One senior political source was quoted today as saying, “west Beirut is the turning point in relations between the two countries” (Israel and the U.S.). Although there was criticism in the Cabinet against the decision to occupy west Beirut — taken by Begin and Sharon without consulting their fellow ministers — objections, if any, by the ministers attending last night’s meeting were kept off the record.

Begin rejected all criticism of Israel. He said the Cabinet ministers knew of the plan to allow the Phalangists to enter the Palestinian camps to get rid of the remaining terrorists. Nobody could have surmised the results, Begin said. He dismissed criticism around the Cabinet table as “wisdom after the event.”
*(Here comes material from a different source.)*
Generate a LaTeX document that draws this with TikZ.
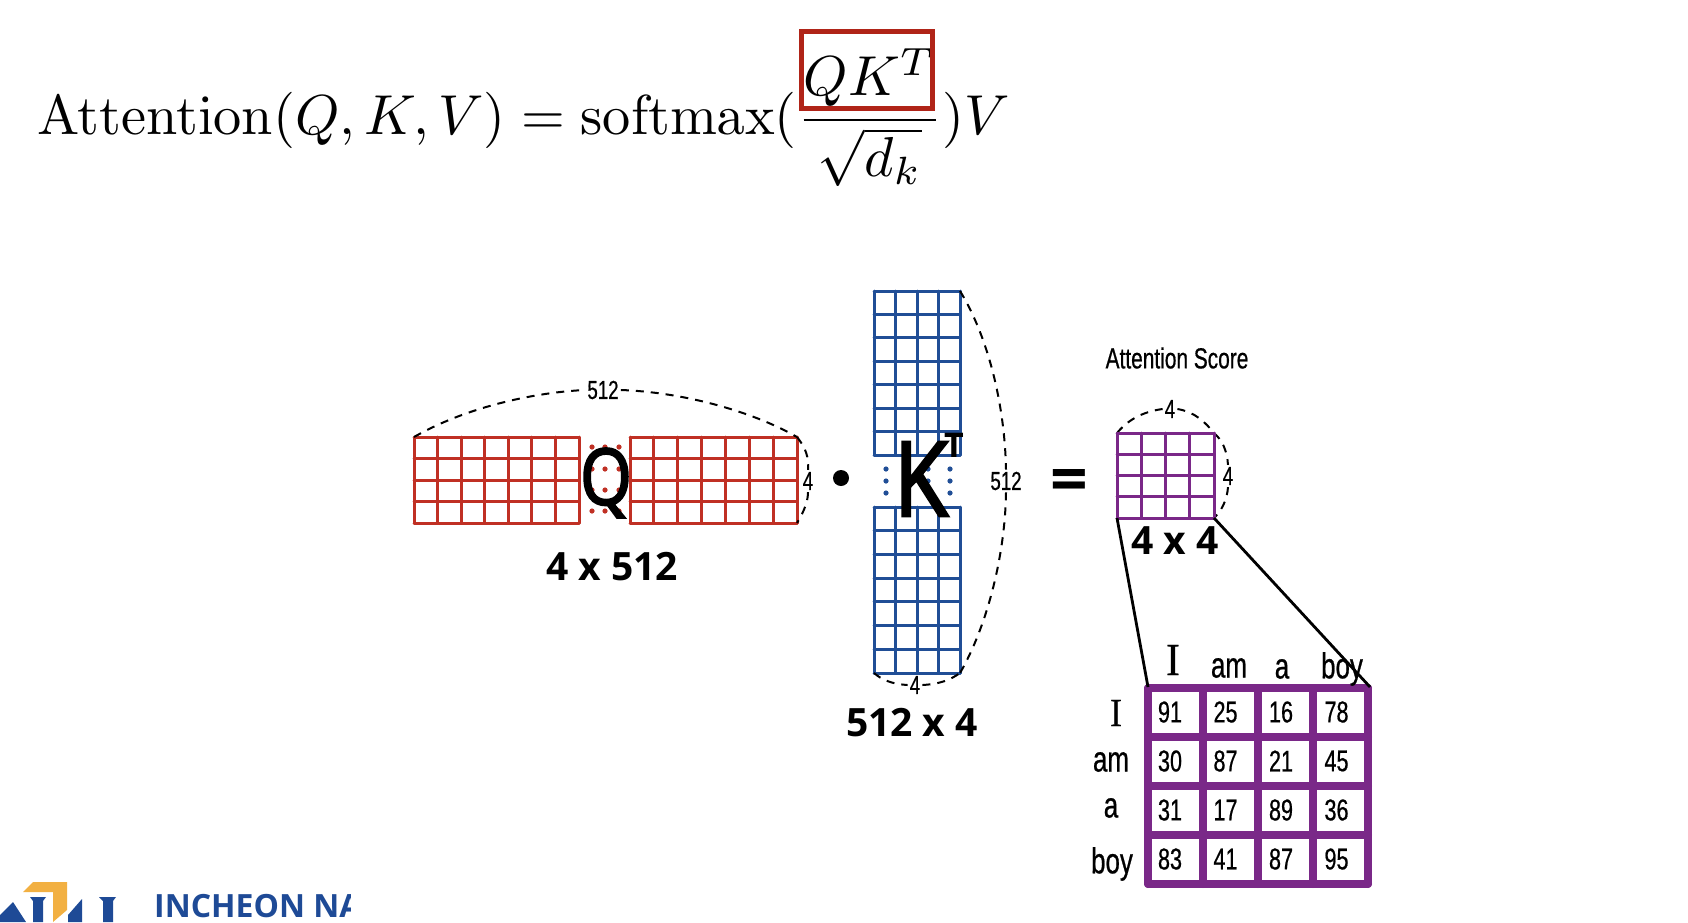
\documentclass[tikz,border=0pt]{standalone}
\usepackage{amsmath, amssymb}
\usepackage[no-math]{fontspec}
\usepackage{tikz}
\newfontfamily\labelfont{Open Sans}
\newfontfamily\markfont[FakeBold=2.5,FakeStretch=0.85]{Open Sans}
\newfontfamily\handfont[FakeStretch=0.72,FakeBold=0.6]{Liberation Sans}
\newfontfamily\handserif[FakeStretch=0.9,FakeBold=0.6]{Liberation Serif}
\definecolor{qRed}{RGB}{192, 48, 36}
\definecolor{kBlue}{RGB}{32, 78, 150}
\definecolor{scorePurple}{RGB}{122, 40, 136}
\definecolor{boxRed}{RGB}{176, 36, 24}
\definecolor{logoBlue}{RGB}{30, 74, 150}
\definecolor{logoGold}{RGB}{242, 176, 66}
\newcommand{\cellgrid}[7]{
  \foreach \i in {0,...,#5}
    \draw[#7, line cap=round] ({#1+\i*(#3-#1)/#5},#2) -- ({#1+\i*(#3-#1)/#5},#4);
  \foreach \j in {0,...,#6}
    \draw[#7, line cap=round] (#1,{#2+\j*(#4-#2)/#6}) -- (#3,{#2+\j*(#4-#2)/#6});
}
\tikzset{
  dimline/.style={black, line width=2pt, dash pattern=on 8pt off 7pt},
  handtext/.style={inner sep=2pt, text=black, font=\handfont\fontsize{26}{26}\selectfont},
  sizetext/.style={inner sep=0pt, font=\labelfont\bfseries\fontsize{39}{39}\selectfont},
  celltext/.style={inner sep=0pt, font=\handfont\fontsize{30}{30}\selectfont},
  wordtext/.style={inner sep=0pt, font=\handfont\fontsize{36}{36}\selectfont},
  pairline/.style={black, line width=2.8pt}
}

\begin{document}
\begin{tikzpicture}[x=1pt,y=-1pt]
  \useasboundingbox (0,0) rectangle (1688,922);

  % formula
  \node[anchor=base west, inner sep=0pt] (formula) at (37,134) {\scalebox{5.63}{\fontsize{10}{12}\selectfont
    $\displaystyle \mathrm{Attention}(Q,K,V)=\mathrm{softmax}(\frac{QK^T}{\sqrt{d_k}})V$}};
  \node[draw=boxRed, line width=5pt, minimum width=131pt, minimum height=77pt, inner sep=0pt] (qkBox) at (867,70) {};

  % Q
  \cellgrid{414}{437}{579}{523}{7}{4}{qRed, line width=3pt}
  \cellgrid{630}{437}{797}{523}{7}{4}{qRed, line width=3pt}
  \foreach \x in {592,605,619}
    \foreach \y in {447,469,490,511}
      \fill[qRed] (\x,\y) circle (2.6);
  \node[inner sep=0pt, font=\markfont\fontsize{78}{78}\selectfont] (qLetter) at (606,483) {Q};

  % K
  \cellgrid{874}{291}{960}{455}{4}{7}{kBlue, line width=3pt}
  \cellgrid{874}{507}{960}{673}{4}{7}{kBlue, line width=3pt}
  \foreach \x in {886,907,928,950}
    \foreach \y in {469,481,493}
      \fill[kBlue] (\x,\y) circle (2.6);
  \node[inner sep=0pt, font=\markfont\fontsize{104}{104}\selectfont] (kLetter) at (921,479) {K};
  \node[inner sep=0pt, font=\labelfont\bfseries\fontsize{34}{34}\selectfont] (kSup) at (954,445) {T};

  % corners for the dashed arcs
  \coordinate (qTL) at (414,437);
  \coordinate (qTR) at (797,437);
  \coordinate (qBR) at (797,523);
  \coordinate (kTR) at (960,291);
  \coordinate (kBR) at (960,673);
  \coordinate (kBL) at (874,673);
  \coordinate (sTL) at (1117,433);
  \coordinate (sTR) at (1214,433);
  \coordinate (sBR) at (1214,518);
  \coordinate (sBL) at (1117,518);

  \node[handtext] (qTop) at (603,390) {512};
  \node[handtext] (qSide) at (808,481) {4};
  \node[handtext] (kSide) at (1006,481) {512};
  \node[handtext] (kBottom) at (915,685) {4};
  \node[handtext] (sTop) at (1170,409) {4};
  \node[handtext] (sSide) at (1228,476) {4};

  \draw[dimline] (qTL) .. controls (470,405) and (540,392) .. (qTop.west);
  \draw[dimline] (qTop.east) .. controls (680,392) and (750,410) .. (qTR);
  \draw[dimline] (qTR) .. controls (806,448) and (809,458) .. (qSide.north);
  \draw[dimline] (qSide.south) .. controls (808,500) and (805,510) .. (qBR);
  \draw[dimline] (kTR) .. controls (990,340) and (1005,410) .. (kSide.north);
  \draw[dimline] (kSide.south) .. controls (1005,560) and (985,630) .. (kBR);
  \draw[dimline] (kBL) .. controls (882,680) and (892,684) .. (kBottom.west);
  \draw[dimline] (kBottom.east) .. controls (940,684) and (950,680) .. (kBR);
  \draw[dimline] (sTL) .. controls (1126,422) and (1140,412) .. (sTop.west);
  \draw[dimline] (sTop.east) .. controls (1195,412) and (1205,422) .. (sTR);
  \draw[dimline] (sTR) .. controls (1222,440) and (1227,450) .. (sSide.north);
  \draw[dimline] (sSide.south) .. controls (1227,500) and (1222,510) .. (sBR);

  % operators
  \node[circle, fill=black, minimum size=16pt, inner sep=0pt] (dotOp) at (841,478) {};
  \node[inner sep=0pt, font=\labelfont\bfseries\fontsize{66}{66}\selectfont] (eqOp) at (1069,486) {=};

  % score
  \cellgrid{1117}{433}{1214}{518}{4}{4}{scorePurple, line width=3pt}
  \node[inner sep=0pt, font=\handfont\fontsize{29}{29}\selectfont] (scoreTitle) at (1177,358) {Attention Score};

  \node[sizetext] (qSize) at (612,567) {4 x 512};
  \node[sizetext] (kSize) at (912,723) {512 x 4};
  \node[sizetext] (sSize) at (1175,541) {4 x 4};

  % table
  \cellgrid{1148}{688}{1368}{884}{4}{4}{scorePurple, line width=8pt}
  \coordinate (tTL) at (1148,687);
  \coordinate (tTR) at (1370,687);
  \draw[pairline] (sBL) -- (tTL);
  \draw[pairline] (sBR) -- (tTR);

  \foreach \val [count=\n from 0] in {91,25,16,78,30,87,21,45,31,17,89,36,83,41,87,95} {
    \pgfmathsetmacro{\cx}{1170+55.5*mod(\n,4)}
    \pgfmathsetmacro{\cy}{712+49*int(\n/4)}
    \node[celltext] (cell\n) at (\cx,\cy) {\val};
  }
  \node[wordtext, font=\handserif\fontsize{46}{46}\selectfont] (colI) at (1173,660) {I};
  \node[wordtext] (colAm) at (1229,668) {am};
  \node[wordtext] (colA) at (1282,669) {a};
  \node[wordtext] (colBoy) at (1342,669) {boy};
  \node[wordtext, font=\handserif\fontsize{40}{40}\selectfont] (rowI) at (1116,713) {I};
  \node[wordtext] (rowAm) at (1111,762) {am};
  \node[wordtext] (rowA) at (1111,808) {a};
  \node[wordtext] (rowBoy) at (1112,864) {boy};

  % logo
  \fill[logoGold] (23,892) -- (33,882) -- (67,882) -- (67,910) -- (53,922) -- (53,892) -- cycle;
  \fill[logoBlue] (0,915) -- (13,902) -- (26,922) -- (0,922) -- cycle;
  \fill[logoBlue] (30,897) -- (46,897) -- (43,901) -- (43,922) -- (33,922) -- (33,901) -- cycle;
  \fill[logoBlue] (68,915) -- (82,899) -- (82,922) -- (68,922) -- cycle;
  \fill[logoBlue] (99,897) -- (116,897) -- (113,901) -- (113,922) -- (103,922) -- (103,901) -- cycle;
  \begin{scope}
    \clip (150,880) rectangle (350,922);
    \node[anchor=base west, inner sep=0pt, text=logoBlue, font=\labelfont\bfseries\fontsize{32}{32}\selectfont] (logoText) at (154,917) {INCHEON NA};
  \end{scope}
\end{tikzpicture}
\end{document}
He lashed out against the Labor Party. “That party suffers from degenerate galutism,” he said, meaning a diaspora mentality. “This is their way of shaking off responsibility, of kneeling before the goy, even if it’s libel.” He charged that it always had been the practice of Labor to say: “It is not us, it is the separationists, (Herut). That’s the way they escaped responsibility in the bombing of the King David Hotel.”

He was referring to the bombing of the Jerusalem hotel in 1947 where the British Mandate authorities maintained offices. The underground Irgun Zvai Leumi, then headed by Begin, claimed responsibility. About 90 lives were lost.
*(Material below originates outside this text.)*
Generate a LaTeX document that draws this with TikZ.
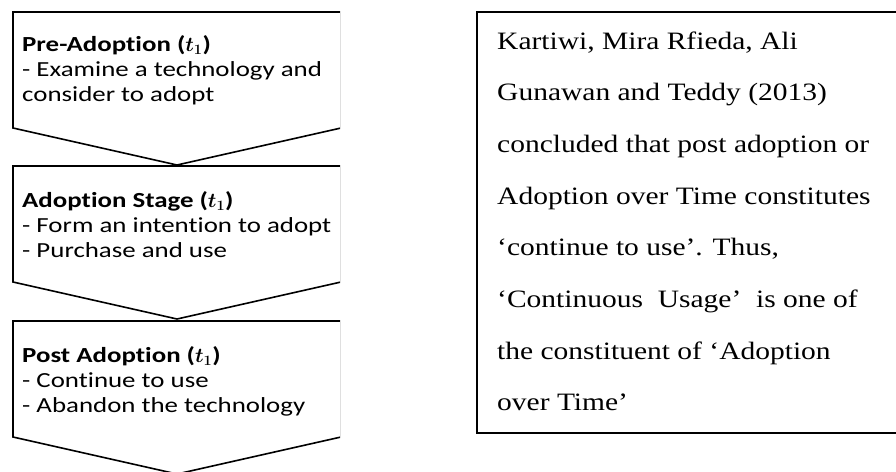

The Labor Alignment did not respond directly to Begin’s remarks but demanded today that he and Sharon “resign because of their responsibility in ordering the IDF to enter west Beirut and thus indirectly created the conditions for the massacre.”
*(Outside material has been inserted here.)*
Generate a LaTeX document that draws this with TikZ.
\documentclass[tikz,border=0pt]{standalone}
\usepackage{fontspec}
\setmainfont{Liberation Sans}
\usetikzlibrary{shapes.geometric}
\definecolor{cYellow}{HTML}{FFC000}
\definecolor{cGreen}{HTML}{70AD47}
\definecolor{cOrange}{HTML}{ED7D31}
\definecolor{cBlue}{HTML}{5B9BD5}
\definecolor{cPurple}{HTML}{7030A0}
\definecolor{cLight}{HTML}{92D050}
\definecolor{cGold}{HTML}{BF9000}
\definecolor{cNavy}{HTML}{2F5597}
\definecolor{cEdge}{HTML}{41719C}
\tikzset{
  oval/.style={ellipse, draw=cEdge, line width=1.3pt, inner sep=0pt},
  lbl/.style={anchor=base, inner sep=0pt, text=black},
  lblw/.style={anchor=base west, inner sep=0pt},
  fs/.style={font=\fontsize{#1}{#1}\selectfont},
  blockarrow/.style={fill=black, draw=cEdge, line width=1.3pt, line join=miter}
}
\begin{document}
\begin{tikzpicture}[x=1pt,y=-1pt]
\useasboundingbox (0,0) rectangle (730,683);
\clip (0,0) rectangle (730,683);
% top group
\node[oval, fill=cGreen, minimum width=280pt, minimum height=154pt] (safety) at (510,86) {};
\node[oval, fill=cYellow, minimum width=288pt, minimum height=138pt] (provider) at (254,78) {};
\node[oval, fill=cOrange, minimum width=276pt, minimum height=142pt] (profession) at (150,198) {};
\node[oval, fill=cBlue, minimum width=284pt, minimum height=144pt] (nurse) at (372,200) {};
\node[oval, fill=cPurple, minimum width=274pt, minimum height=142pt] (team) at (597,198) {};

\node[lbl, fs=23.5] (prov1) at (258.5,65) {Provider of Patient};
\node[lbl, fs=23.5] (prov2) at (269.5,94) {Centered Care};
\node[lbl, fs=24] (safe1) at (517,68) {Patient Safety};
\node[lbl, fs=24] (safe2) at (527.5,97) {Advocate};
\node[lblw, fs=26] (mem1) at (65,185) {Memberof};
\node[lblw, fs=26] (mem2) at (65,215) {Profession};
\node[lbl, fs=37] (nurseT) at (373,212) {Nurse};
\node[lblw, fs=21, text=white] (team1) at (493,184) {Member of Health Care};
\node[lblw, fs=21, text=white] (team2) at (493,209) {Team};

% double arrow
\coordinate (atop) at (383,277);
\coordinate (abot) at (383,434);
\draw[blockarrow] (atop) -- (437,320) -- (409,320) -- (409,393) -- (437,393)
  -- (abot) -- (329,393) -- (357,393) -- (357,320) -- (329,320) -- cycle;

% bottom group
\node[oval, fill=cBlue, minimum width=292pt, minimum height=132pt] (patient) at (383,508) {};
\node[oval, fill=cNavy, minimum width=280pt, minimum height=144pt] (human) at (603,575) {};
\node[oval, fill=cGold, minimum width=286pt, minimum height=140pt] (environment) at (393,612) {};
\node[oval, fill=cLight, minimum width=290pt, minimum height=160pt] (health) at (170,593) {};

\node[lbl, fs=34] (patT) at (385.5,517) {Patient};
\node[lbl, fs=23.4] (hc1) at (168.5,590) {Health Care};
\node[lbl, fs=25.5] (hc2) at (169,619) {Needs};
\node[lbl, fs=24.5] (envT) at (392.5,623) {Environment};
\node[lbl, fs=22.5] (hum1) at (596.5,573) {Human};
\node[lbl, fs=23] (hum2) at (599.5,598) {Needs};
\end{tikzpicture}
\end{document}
Labor Party chairman Shimon Peres stressed that the Premier’s and the Defense Minister’s responsibility, though “indirect,” was sufficient to justify their resignation because they ignored the Labor Alignments repeated warnings to stay out of west Beirut.

Labor also demanded the immediate creation of a state commission of inquiry — similar to the one established to investigate Israel’s lack of preparedness when the Yom Kippur War broke out in October, 1973 — to study the massacre. Peres insisted today that Israel leave west Beirut immediately “even if it means leaving behind stocks of weapons.”